Vacancy rate improvements are mainly occurring in the usual list of dominant downtown cores like San Francisco, Washington, D.C., and Midtown Manhattan. “Several cities in the Northeast are seeing positive events,” notes a participant, and even smaller cities like Baltimore and Philadelphia are reporting improvement. In fact, PwC’s Real Estate Barometer revealed that 10 of the 11 Northeast office markets will be in a recovery or expansion phase by year-end. Recovery will be slower in the Midwest and western markets, except for St. Louis and Minneapolis, which should see gain through 2014.
Investors are searching for both core and value-add deals as the CBD office market heals. “We are looking for Class-B assets in ‘A’ locations, where we see less cap rate compression occurring,” said one investor.
In the suburbs, “tenant demand is spotty at best and does not support rent growth for quite a while,” said a participant. The average going-in market rent change is “barely positive” and remains well below the peak of the cycle. Some surveyed investors expected to see rents decline as much as 5% in the year ahead.
While some tech and start-up companies prefer to occupy flex and research and development space, most flex demand comes from average suburban office tenants that view it as a cheaper alternative to traditional office space. And rental rates for traditional suburban office space have declined, causing demand for flex/R&D space to diminish — and along with it, investor interest.
According to the PwC Real Estate Barometer, 57.3% of the U.S. industrial real estate market will be in the recovery portion of the cycle by year-end. By the end of 2012, the percentage surges to 82.1%, and “the warehouse sector’s performance is really picking up steam,” claims an investor.
Despite the apparent rebound, most surveyed investors believe that developers planning new speculative warehouse projects should wait at least 12 to 24 months.
“This sector is still healing and needs to absorb more space before new buildings are added,” comments one participant.
Until then, there’s a growing desire by investors to own buildings, and improving fundamentals are slowly giving sellers more pricing power, despite relatively neutral market conditions.

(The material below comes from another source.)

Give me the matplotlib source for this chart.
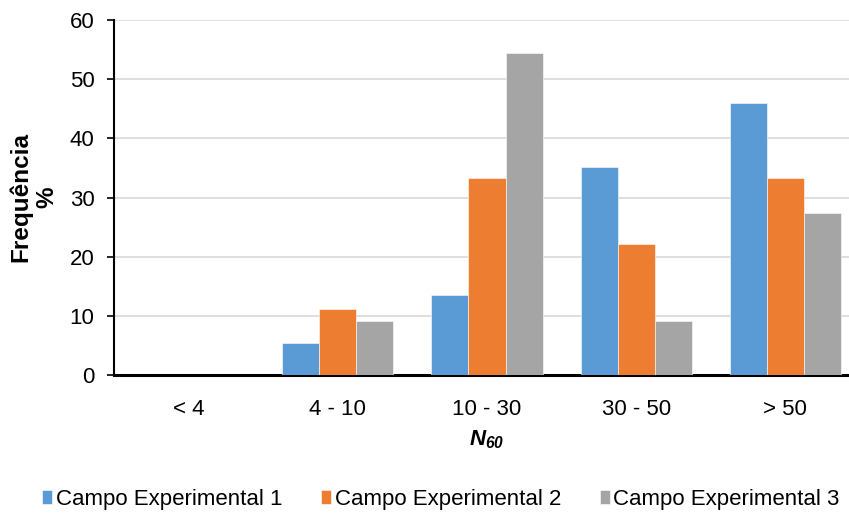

Investor interest in the slowly recovering mall market is keen on stabilized, REIT-owned assets, which are showing steady or improving performance. But “quality malls are just not being put up for sale,” fretted an investor. On the other side, there’s a flood of lower-quality malls are being offered for sale by some of the top players, including Westfield Group, Simon Property Group, and General Growth Properties.
For power centers, survey participants reported that sale prices range from 60% to 110% of replacement cost, averaging 91.3%. A year ago, the average was 85%.
“Pricing has become more favorable for sellers of quality assets as signs of recovery have emerged,” notes an investor. Still, a bid-ask pricing gap exists in many instances as some buyers foresee continued angst in the retail sector. “This market continues to favor the buyer, but could shift to favor sellers quickly when consumer confidence gains momentum,” adds the investor.
While an investor said retail strip centers have become more stable” since last quarter, many markets still report weakness and high vacancies.
Investors continue to be hot for apartments, with roughly 64% of respondents viewing it as a seller’s market.
“Pricing is pretty frothy at this point, and some investors are willing to take a lower yield in year one simply to diversify their portfolio,” said a participant.
Surveyed investors anticipate an average 4.6% increase in apartment values over the next 12 months — a notable change from one year ago when participants expected an average value decline of 2.1%. Underwriting assumptions have grown optimistic, with average initial-year market rent change expectations increasing 261 basis points over the last five quarters.
At the same time, the market’s average overall cap rate has fallen due to investors’ preferences for well-leased apartment assets in strong locations.